*What you should do:*
Print, please, exactly and only the lines between the line holding "Generate a Python" and the line holding "base = alt.Chart(df)", inclusive, omitting any pictures.

*Items:*
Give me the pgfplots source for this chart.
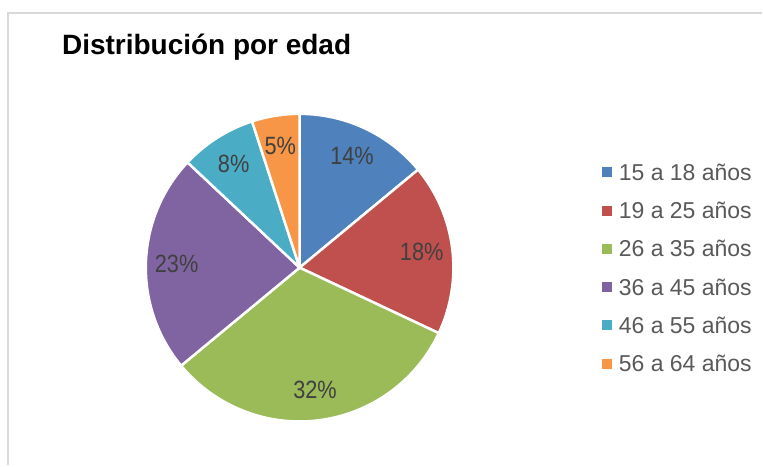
\documentclass[border=0pt]{standalone}
\usepackage{pgfplots}
\pgfplotsset{compat=1.18}
\usepackage{pgfplotstable}
\usepackage{fontspec}
\setmainfont{Liberation Sans}
\newfontfamily\narrowfont[FakeStretch=0.87]{Liberation Sans}

\definecolor{c0}{HTML}{4F81BD}
\definecolor{c1}{HTML}{C0504D}
\definecolor{c2}{HTML}{9BBB59}
\definecolor{c3}{HTML}{8064A2}
\definecolor{c4}{HTML}{4BACC6}
\definecolor{c5}{HTML}{F79646}
\definecolor{lbl}{HTML}{404040}
\definecolor{legtxt}{HTML}{595959}
\definecolor{frame}{HTML}{D9D9D9}

% distribucion por edad (porcentaje)
\pgfplotstableread[col sep=comma,row sep=\\]{
grupo,valor\\
15 a 18 años,14\\
19 a 25 años,18\\
26 a 35 años,32\\
36 a 45 años,23\\
46 a 55 años,8\\
56 a 64 años,5\\
}\edad

% start / end / middle angle of every slice, clockwise from 12 o'clock
\def\cum{90}%
\pgfplotsforeachungrouped \i in {0,...,5}{%
  \pgfplotstablegetelem{\i}{valor}\of\edad
  \expandafter\xdef\csname pv\i\endcsname{\pgfplotsretval}%
  \pgfmathsetmacro\ang{\pgfplotsretval*3.6}%
  \expandafter\xdef\csname sa\i\endcsname{\cum}%
  \pgfmathsetmacro\midang{\cum-\ang/2}%
  \expandafter\xdef\csname ma\i\endcsname{\midang}%
  \pgfmathsetmacro\cumnew{\cum-\ang}%
  \expandafter\xdef\csname ea\i\endcsname{\cumnew}%
  \global\let\cum\cumnew
}

\begin{document}
\begin{tikzpicture}
\path (0pt,0pt) rectangle (763pt,466pt);
\draw[frame, line width=2pt] (8pt,0pt) -- (8pt,453pt) -- (763pt,453pt);
\node[anchor=base west, font=\fontsize{28}{32}\selectfont\bfseries, inner sep=0pt]
  at (62pt,411pt) {Distribución por edad};

\begin{axis}[
    at={(300pt,198pt)}, anchor=origin,
    scale only axis,
    width=308pt, height=308pt,
    xmin=-1, xmax=1, ymin=-1, ymax=1,
    hide axis,
    clip=false,
    legend style={at={(1.484,0.5)}, anchor=west, draw=none, fill=none,
        inner sep=0pt, row sep=21.8pt, column sep=7pt,
        font=\fontsize{23}{26}\selectfont, text=legtxt,
        nodes={inner sep=0pt, text height=16.5pt, text depth=0pt, anchor=base west}},
    legend cell align=left,
    legend image code/.code={\fill[#1] (0pt,3.8pt) rectangle (9pt,12.8pt);},
]
\pgfplotsinvokeforeach{0,...,5}{%
  \fill[c#1, draw=white, line width=2.5pt, line join=round]
    (axis cs:0,0) -- (axis cs:{cos(\csname sa#1\endcsname)},{sin(\csname sa#1\endcsname)})
    arc[start angle=\csname sa#1\endcsname, end angle=\csname ea#1\endcsname, radius=1] -- cycle;
}
\pgfplotsinvokeforeach{0,...,5}{%
  \node[text=lbl, font=\narrowfont\fontsize{25}{27}\selectfont]
    at (axis cs:{0.8*cos(\csname ma#1\endcsname)},{0.8*sin(\csname ma#1\endcsname)})
    {\csname pv#1\endcsname\%};
}
\addlegendimage{c0}\addlegendentry{15 a 18 años}
\addlegendimage{c1}\addlegendentry{19 a 25 años}
\addlegendimage{c2}\addlegendentry{26 a 35 años}
\addlegendimage{c3}\addlegendentry{36 a 45 años}
\addlegendimage{c4}\addlegendentry{46 a 55 años}
\addlegendimage{c5}\addlegendentry{56 a 64 años}
\end{axis}
\end{tikzpicture}
\end{document}
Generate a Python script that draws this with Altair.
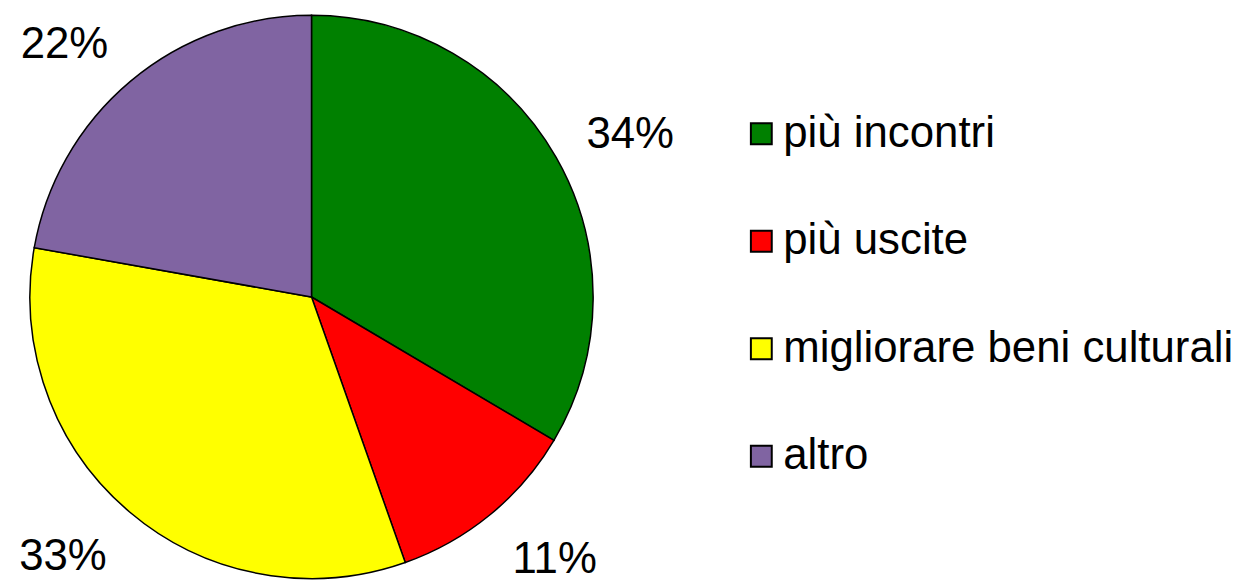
import math
import altair as alt
import pandas as pd

categories = ["più incontri", "più uscite", "migliorare beni culturali", "altro"]
values = [33.5, 11.1, 33.2, 22.2]
labels = ["34%", "11%", "33%", "22%"]
colors = ["#008000", "#FF0000", "#FFFF00", "#8064A2"]

df = pd.DataFrame({
    "category": categories,
    "value": values,
    "label": labels,
    "idx": list(range(len(categories))),
})

FONT = "Liberation Sans"
CX, CY = 305, 289

base = alt.Chart(df)

pie = base.mark_arc(radius=283, stroke="black", strokeWidth=1.5).encode(
    theta=alt.Theta("value:Q", stack=True),
    color=alt.Color(
        "category:N",
        scale=alt.Scale(domain=categories, range=colors),
        sort=categories,
        legend=alt.Legend(
            title=None,
            orient="none",
            legendX=735,
            legendY=103,
            symbolType="square",
            symbolSize=440,
            symbolStrokeColor="black",
            symbolStrokeWidth=2,
            symbolOpacity=1,
            labelFont=FONT,
            labelFontSize=44,
            labelColor="black",
            labelLimit=700,
            labelOffset=0,
            rowPadding=64,
        ),
    ),
    order=alt.Order("idx:Q"),
    x=alt.value(CX),
    y=alt.value(CY),
)

lab = base.transform_joinaggregate(total="sum(value)").transform_window(
    cum="sum(value)", sort=[alt.SortField("idx")]
).transform_calculate(mid="(datum.cum - datum.value / 2) / datum.total")

theta_lab = alt.Theta("mid:Q", stack=None, scale=alt.Scale(domain=[0, 1], range=[0, 2 * math.pi]))


def label_layer(cond, align, baseline, dy):
    return lab.transform_filter(cond).mark_text(
        radius=318, align=align, baseline=baseline, dy=dy,
        font=FONT, fontSize=44, color="black"
    ).encode(theta=theta_lab, text="label:N", x=alt.value(CX), y=alt.value(CY))


layers = [
    label_layer("datum.mid < 0.25", "left", "middle", -5),
    label_layer("datum.mid >= 0.25 && datum.mid < 0.5", "left", "top", -3),
    label_layer("datum.mid >= 0.5 && datum.mid < 0.75", "right", "top", -3),
    label_layer("datum.mid >= 0.75", "right", "middle", -9),
]

chart = alt.layer(pie, *layers).resolve_scale(theta="independent").properties(
    width=1235, height=573, padding=0, autosize=alt.AutoSizeParams(type="none")
).configure_view(stroke=None)

chart.save("out.html", embed_options={"renderer": "svg", "actions": False})
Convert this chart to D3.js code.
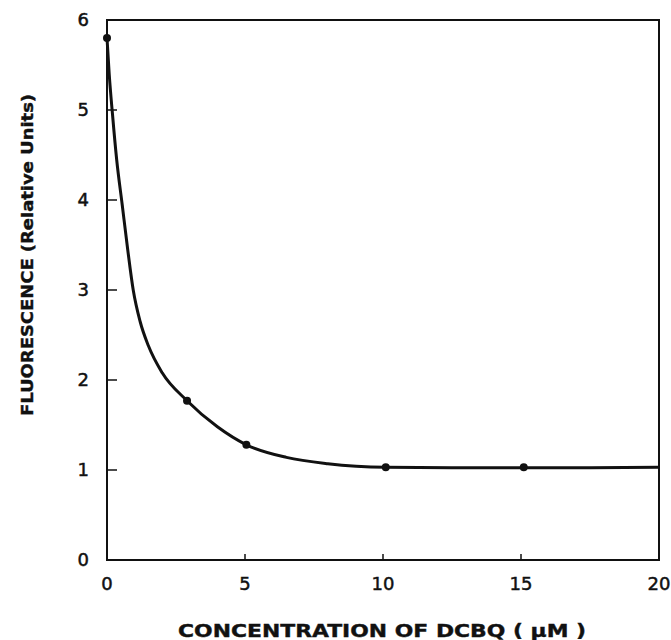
<html>
<head>
  <script src="https://d3js.org/d3.v7.min.js"></script>
  <style>
    body { margin: 0; background: #fff; }
    text { font-family: "DejaVu Sans", sans-serif; fill: #111; }
    .tick-label { font-size: 18px; stroke: #111; stroke-width: 0.5px; }
    .title { font-weight: bold; stroke: #111; stroke-width: 0.4px; }
  </style>
</head>
<body>
  <svg id="chart" width="671" height="640"></svg>
  <script>
    // measured points
    const concPoints = [0, 2.9, 5.05, 10.1, 15.1];
    const fluorPoints = [5.8, 1.77, 1.28, 1.03, 1.03];
    // hand-drawn fit curve
    const curveX = [0, 0.08, 0.2, 0.35, 0.55, 0.75, 0.95, 1.2, 1.5, 2.0, 2.9, 4.0, 5.05, 6.5, 8.0, 10.1, 12.5, 15.1, 17.5, 20];
    const curveY = [5.8, 5.4, 4.95, 4.45, 3.95, 3.45, 3.0, 2.65, 2.38, 2.08, 1.77, 1.48, 1.28, 1.14, 1.07, 1.03, 1.025, 1.025, 1.025, 1.03];
    const xTicks = [0, 5, 10, 15, 20];
    const yTicks = [0, 1, 2, 3, 4, 5, 6];

    const svg = d3.select('svg#chart');
    const x = d3.scaleLinear().domain([0, 20]).range([107, 659]);
    const y = d3.scaleLinear().domain([0, 6]).range([560, 20]);

    // frame
    svg.append('rect')
      .attr('x', x(0)).attr('y', y(6))
      .attr('width', x(20) - x(0)).attr('height', y(0) - y(6))
      .attr('fill', 'none').attr('stroke', '#111').attr('stroke-width', 2);

    // y ticks (inward)
    svg.selectAll('line.ytick').data(yTicks.slice(1, 6)).join('line')
      .attr('x1', x(0)).attr('x2', x(0) + 10)
      .attr('y1', d => y(d)).attr('y2', d => y(d))
      .attr('stroke', '#111').attr('stroke-width', 1.5);
    svg.selectAll('text.ylab').data(yTicks).join('text')
      .attr('class', 'tick-label')
      .attr('x', x(0) - 18).attr('y', d => y(d) + 6)
      .attr('text-anchor', 'end')
      .text(d => d);

    // x ticks (inward)
    svg.selectAll('line.xtick').data(xTicks.slice(1, 4)).join('line')
      .attr('x1', d => x(d)).attr('x2', d => x(d))
      .attr('y1', y(0)).attr('y2', y(0) - 6)
      .attr('stroke', '#111').attr('stroke-width', 1.5);
    svg.selectAll('text.xlab').data(xTicks).join('text')
      .attr('class', 'tick-label')
      .attr('x', d => x(d)).attr('y', y(0) + 30)
      .attr('text-anchor', 'middle')
      .text(d => d);

    // curve
    const line = d3.line().x(d => x(d[0])).y(d => y(d[1])).curve(d3.curveMonotoneX);
    svg.append('path')
      .datum(curveX.map((v, i) => [v, curveY[i]]))
      .attr('d', line)
      .attr('fill', 'none').attr('stroke', '#111').attr('stroke-width', 3);

    svg.selectAll('circle.pt').data(concPoints.map((v, i) => [v, fluorPoints[i]])).join('circle')
      .attr('cx', d => x(d[0])).attr('cy', d => y(d[1])).attr('r', 4)
      .attr('fill', '#111');

    // titles
    svg.append('text').attr('class', 'title')
      .attr('x', 382).attr('y', 637)
      .attr('text-anchor', 'middle')
      .attr('font-size', 18)
      .attr('textLength', 408).attr('lengthAdjust', 'spacingAndGlyphs')
      .text('CONCENTRATION  OF  DCBQ ( μM )');
    svg.append('text').attr('class', 'title')
      .attr('transform', 'translate(33,255) rotate(-90)')
      .attr('text-anchor', 'middle')
      .attr('font-size', 16)
      .attr('textLength', 322).attr('lengthAdjust', 'spacingAndGlyphs')
      .text('FLUORESCENCE  (Relative  Units)');
  </script>
</body>
</html>
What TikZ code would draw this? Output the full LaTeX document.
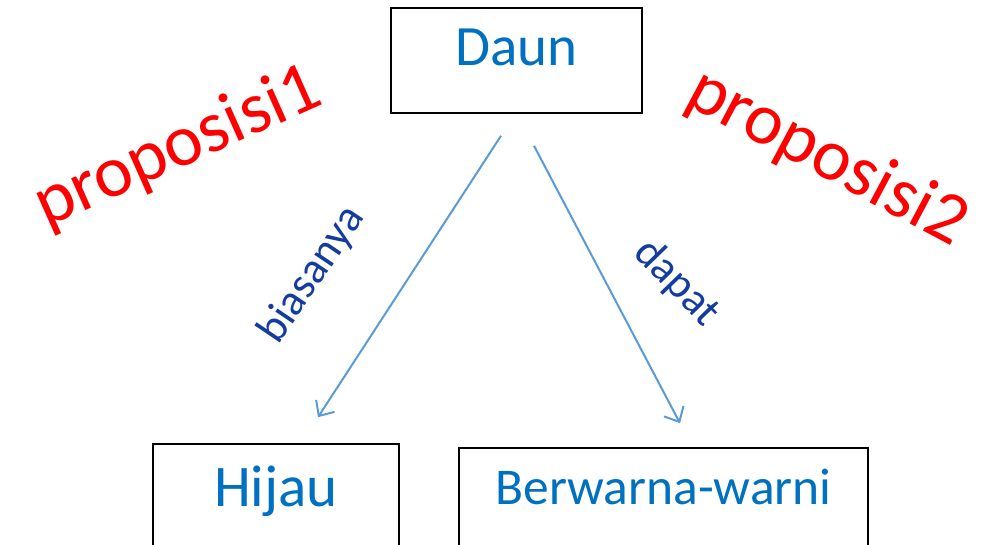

*Completed exercise:*
Generate a Python script that draws this with Altair.
import math
import altair as alt
import pandas as pd

categories = ["più incontri", "più uscite", "migliorare beni culturali", "altro"]
values = [33.5, 11.1, 33.2, 22.2]
labels = ["34%", "11%", "33%", "22%"]
colors = ["#008000", "#FF0000", "#FFFF00", "#8064A2"]

df = pd.DataFrame({
    "category": categories,
    "value": values,
    "label": labels,
    "idx": list(range(len(categories))),
})

FONT = "Liberation Sans"
CX, CY = 305, 289

base = alt.Chart(df)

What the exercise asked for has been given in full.